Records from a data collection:
• • • •

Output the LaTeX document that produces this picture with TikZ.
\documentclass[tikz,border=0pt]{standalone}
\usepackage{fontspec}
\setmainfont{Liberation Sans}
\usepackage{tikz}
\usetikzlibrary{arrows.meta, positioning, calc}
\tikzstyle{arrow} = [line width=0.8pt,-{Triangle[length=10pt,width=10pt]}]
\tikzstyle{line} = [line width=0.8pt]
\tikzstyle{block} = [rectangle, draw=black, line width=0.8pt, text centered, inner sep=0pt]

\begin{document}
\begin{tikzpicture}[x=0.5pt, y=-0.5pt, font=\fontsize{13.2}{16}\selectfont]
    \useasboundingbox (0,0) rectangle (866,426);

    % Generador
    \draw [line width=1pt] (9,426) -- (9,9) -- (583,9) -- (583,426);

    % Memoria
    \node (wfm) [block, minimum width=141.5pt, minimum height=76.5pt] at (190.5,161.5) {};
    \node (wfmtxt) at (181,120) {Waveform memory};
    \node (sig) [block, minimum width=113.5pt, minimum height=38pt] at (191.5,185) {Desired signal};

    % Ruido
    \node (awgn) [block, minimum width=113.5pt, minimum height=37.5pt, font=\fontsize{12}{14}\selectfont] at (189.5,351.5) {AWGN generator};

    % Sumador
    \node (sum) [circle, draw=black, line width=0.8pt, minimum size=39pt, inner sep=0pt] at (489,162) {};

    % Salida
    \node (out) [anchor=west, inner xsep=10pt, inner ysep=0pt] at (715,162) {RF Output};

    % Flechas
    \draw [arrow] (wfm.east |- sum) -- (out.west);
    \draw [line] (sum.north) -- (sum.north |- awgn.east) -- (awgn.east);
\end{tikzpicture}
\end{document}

• • • •

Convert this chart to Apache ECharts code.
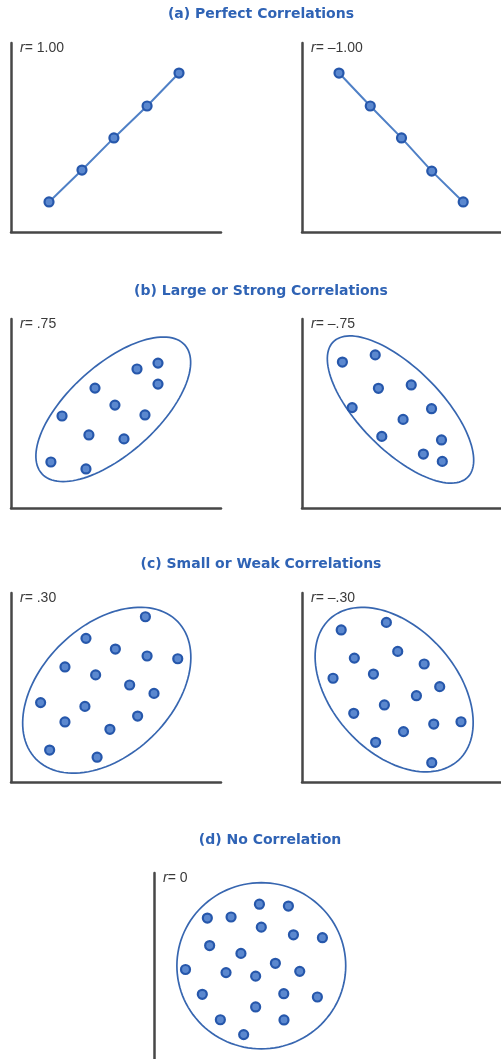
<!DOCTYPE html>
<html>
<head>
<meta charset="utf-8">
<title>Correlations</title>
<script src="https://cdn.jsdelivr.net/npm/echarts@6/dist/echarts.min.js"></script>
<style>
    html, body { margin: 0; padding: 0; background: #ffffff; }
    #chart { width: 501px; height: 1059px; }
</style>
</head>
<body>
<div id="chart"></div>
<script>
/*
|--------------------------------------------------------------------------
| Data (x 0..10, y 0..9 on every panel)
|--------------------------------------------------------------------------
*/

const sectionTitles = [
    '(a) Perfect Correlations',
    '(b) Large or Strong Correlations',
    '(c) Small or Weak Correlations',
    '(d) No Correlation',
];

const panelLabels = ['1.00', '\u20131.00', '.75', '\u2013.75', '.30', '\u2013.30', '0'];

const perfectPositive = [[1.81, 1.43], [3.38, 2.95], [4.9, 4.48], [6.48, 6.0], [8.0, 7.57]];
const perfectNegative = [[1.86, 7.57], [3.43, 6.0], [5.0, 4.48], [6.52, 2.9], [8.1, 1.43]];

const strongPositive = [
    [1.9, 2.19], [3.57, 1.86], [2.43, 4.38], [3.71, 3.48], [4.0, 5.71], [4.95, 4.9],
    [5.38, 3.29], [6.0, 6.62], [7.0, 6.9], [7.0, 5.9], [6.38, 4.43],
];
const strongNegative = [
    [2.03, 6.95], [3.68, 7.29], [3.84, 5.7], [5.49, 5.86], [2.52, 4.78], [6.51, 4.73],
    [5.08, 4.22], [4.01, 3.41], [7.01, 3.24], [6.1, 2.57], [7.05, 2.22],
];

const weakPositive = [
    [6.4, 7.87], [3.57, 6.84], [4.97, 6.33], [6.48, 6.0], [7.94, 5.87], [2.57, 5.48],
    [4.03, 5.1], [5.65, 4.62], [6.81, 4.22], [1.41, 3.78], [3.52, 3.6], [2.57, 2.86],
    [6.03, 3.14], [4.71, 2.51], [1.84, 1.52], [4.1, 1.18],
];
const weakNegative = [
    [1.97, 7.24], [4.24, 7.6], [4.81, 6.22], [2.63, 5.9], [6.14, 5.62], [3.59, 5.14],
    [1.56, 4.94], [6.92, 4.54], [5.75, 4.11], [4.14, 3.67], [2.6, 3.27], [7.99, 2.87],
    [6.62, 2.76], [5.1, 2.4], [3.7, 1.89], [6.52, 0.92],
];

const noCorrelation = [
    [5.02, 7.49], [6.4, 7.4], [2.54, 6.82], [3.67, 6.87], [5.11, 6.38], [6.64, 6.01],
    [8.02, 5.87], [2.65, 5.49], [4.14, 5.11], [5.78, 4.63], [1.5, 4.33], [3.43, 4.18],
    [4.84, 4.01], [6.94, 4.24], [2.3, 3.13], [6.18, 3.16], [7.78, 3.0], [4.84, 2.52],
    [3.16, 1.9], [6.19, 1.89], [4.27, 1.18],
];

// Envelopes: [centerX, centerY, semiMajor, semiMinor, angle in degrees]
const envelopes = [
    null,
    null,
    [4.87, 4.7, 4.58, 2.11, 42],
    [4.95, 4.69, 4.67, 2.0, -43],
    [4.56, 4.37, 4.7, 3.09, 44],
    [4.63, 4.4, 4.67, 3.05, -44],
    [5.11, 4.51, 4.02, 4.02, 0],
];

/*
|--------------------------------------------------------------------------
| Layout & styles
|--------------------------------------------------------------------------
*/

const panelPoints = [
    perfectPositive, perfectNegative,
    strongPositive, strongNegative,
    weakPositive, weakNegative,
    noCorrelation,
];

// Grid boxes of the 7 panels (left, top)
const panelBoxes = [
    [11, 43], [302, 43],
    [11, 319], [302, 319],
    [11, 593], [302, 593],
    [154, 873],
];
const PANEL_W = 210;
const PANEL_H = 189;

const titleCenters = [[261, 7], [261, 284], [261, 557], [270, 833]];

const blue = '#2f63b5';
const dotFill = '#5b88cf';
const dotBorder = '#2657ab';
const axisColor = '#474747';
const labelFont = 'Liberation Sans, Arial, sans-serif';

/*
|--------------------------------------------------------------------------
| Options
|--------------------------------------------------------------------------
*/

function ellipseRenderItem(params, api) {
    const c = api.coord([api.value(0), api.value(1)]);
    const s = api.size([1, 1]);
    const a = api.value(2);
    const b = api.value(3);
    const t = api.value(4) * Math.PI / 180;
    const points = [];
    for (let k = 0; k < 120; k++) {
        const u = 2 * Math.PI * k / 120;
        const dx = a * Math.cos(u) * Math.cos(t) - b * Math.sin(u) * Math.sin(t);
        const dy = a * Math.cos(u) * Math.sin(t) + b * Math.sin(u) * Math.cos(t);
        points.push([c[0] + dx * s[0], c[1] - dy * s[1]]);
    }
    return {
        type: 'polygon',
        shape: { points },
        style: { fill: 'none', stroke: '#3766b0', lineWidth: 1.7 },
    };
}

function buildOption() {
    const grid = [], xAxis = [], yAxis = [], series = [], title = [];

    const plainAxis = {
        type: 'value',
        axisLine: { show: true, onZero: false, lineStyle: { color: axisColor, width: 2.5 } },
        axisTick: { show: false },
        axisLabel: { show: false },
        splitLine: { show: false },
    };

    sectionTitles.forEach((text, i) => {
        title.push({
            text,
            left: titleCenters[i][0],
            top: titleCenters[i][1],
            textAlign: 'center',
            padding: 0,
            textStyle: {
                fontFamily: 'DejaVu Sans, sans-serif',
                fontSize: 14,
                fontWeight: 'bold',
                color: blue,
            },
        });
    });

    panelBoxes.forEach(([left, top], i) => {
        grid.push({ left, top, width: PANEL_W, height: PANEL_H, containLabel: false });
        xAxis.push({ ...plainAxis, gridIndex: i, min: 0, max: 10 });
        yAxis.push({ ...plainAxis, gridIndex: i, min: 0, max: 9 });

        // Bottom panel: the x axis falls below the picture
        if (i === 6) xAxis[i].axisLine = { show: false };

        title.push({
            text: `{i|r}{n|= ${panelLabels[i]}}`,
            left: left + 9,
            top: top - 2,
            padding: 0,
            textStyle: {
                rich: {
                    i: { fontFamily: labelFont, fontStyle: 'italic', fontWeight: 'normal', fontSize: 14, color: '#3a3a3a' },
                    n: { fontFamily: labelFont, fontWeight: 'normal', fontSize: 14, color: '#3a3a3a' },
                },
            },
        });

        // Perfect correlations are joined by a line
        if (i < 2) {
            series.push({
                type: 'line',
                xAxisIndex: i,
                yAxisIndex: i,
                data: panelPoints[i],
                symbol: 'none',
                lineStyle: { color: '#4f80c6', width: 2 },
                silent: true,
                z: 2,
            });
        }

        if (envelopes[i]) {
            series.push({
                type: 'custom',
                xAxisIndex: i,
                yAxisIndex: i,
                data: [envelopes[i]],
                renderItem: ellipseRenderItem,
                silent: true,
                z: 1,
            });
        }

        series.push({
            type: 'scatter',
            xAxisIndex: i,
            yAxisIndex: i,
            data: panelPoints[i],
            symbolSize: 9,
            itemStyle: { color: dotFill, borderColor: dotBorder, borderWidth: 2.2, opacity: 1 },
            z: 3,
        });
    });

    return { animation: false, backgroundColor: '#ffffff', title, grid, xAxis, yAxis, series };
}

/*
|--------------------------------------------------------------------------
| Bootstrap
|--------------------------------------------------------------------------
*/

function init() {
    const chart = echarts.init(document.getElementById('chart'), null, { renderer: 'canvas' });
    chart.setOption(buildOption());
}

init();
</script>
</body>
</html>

• • • •

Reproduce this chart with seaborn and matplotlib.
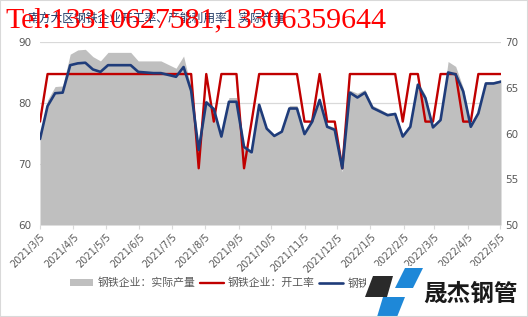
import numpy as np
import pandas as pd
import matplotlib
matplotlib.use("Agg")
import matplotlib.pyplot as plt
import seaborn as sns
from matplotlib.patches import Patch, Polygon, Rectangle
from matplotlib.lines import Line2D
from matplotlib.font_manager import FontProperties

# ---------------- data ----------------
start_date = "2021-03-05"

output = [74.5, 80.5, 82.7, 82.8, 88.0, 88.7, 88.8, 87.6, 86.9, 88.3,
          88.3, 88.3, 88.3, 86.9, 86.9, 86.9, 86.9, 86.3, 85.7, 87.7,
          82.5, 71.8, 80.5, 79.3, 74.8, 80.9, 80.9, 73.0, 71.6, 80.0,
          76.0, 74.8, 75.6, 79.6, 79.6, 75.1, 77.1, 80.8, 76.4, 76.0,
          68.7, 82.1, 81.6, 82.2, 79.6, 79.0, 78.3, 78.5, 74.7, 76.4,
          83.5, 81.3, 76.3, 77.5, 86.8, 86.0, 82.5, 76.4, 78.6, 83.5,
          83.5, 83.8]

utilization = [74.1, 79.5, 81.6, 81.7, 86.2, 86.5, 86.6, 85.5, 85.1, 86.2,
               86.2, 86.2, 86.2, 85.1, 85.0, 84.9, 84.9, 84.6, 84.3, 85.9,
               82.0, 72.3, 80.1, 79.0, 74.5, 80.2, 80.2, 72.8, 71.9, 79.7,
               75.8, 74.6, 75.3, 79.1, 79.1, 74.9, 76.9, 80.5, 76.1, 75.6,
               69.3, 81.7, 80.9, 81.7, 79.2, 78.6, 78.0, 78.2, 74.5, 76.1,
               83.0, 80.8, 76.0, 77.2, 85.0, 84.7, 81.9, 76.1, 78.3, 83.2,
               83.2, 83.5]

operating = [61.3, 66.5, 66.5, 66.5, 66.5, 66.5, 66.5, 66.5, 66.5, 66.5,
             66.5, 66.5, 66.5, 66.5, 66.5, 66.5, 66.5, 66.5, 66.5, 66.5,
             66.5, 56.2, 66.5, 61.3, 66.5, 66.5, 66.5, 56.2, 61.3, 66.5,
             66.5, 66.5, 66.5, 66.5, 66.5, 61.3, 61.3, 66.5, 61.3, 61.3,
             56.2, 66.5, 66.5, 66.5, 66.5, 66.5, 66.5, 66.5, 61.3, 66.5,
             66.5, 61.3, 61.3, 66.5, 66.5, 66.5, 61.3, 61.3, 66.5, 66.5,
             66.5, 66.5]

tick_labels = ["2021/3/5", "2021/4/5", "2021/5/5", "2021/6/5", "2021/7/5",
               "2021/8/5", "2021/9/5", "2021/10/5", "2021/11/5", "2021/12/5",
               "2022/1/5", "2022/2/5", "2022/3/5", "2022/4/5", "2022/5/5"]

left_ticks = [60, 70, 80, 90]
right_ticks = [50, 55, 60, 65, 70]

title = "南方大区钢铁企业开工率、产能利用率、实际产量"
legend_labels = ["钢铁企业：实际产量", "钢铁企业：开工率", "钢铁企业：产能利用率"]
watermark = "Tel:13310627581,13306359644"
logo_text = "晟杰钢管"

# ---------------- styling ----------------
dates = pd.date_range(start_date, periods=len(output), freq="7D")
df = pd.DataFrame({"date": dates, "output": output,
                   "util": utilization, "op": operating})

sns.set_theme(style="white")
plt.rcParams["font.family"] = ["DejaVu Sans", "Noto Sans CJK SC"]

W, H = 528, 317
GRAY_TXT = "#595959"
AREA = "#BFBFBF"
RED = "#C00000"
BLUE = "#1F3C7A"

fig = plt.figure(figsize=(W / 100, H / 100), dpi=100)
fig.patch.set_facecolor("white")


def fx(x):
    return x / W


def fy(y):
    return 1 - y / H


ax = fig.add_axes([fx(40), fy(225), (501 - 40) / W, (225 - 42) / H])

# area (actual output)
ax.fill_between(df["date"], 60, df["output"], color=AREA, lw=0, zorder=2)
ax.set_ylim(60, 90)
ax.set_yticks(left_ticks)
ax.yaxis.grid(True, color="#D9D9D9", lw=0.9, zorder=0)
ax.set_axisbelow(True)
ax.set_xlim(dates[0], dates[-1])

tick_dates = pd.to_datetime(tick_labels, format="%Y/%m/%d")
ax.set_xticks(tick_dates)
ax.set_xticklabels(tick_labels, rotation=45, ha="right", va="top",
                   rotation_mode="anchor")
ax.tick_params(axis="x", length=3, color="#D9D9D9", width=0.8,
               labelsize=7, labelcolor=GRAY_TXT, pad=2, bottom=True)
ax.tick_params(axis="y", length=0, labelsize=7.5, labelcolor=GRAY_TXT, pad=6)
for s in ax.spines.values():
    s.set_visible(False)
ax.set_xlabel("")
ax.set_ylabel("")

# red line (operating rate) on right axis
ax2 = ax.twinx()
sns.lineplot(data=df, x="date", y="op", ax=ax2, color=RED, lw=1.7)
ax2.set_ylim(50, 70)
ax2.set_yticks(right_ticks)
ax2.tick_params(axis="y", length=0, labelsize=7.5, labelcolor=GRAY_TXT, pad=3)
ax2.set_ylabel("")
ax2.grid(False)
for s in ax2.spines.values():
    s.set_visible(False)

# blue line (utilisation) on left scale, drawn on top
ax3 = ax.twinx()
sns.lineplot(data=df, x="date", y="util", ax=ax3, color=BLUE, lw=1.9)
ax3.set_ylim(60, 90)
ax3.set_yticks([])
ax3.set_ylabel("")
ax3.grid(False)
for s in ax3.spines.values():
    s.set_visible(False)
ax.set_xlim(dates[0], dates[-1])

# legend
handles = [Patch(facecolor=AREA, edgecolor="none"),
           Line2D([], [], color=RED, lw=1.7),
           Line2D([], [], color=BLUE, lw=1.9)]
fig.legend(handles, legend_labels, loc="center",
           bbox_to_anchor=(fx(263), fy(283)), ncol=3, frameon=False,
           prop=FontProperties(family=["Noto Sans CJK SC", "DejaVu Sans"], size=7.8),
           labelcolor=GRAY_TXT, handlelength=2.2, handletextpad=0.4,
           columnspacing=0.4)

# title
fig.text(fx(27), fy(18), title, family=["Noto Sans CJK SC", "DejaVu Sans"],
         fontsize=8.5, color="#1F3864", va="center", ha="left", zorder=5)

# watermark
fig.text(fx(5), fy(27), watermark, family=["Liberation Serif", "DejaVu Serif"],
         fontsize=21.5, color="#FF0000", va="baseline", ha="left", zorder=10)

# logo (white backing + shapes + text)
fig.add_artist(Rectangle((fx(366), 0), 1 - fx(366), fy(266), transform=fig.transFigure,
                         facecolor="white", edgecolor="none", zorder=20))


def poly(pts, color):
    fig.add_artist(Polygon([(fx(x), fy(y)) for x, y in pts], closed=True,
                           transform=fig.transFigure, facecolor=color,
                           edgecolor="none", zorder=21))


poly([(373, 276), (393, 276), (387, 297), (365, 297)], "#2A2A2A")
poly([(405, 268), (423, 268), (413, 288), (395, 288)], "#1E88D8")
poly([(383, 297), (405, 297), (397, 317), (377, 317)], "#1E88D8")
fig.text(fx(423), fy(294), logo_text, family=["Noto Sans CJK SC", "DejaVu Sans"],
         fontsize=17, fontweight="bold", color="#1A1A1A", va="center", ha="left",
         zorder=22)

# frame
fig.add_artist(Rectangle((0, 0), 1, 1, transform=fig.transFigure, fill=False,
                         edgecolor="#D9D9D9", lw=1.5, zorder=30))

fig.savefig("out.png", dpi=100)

• • • •

> **TO BE DONE**: Give again only the lines from the one bearing "Output the LaTeX" through the one bearing "centered, inner sep=0pt]", exactly as they stand.

> **OUTPUT OF THE EXERCISE**:
Output the LaTeX document that produces this picture with TikZ.
\documentclass[tikz,border=0pt]{standalone}
\usepackage{fontspec}
\setmainfont{Liberation Sans}
\usepackage{tikz}
\usetikzlibrary{arrows.meta, positioning, calc}
\tikzstyle{arrow} = [line width=0.8pt,-{Triangle[length=10pt,width=10pt]}]
\tikzstyle{line} = [line width=0.8pt]
\tikzstyle{block} = [rectangle, draw=black, line width=0.8pt, text centered, inner sep=0pt]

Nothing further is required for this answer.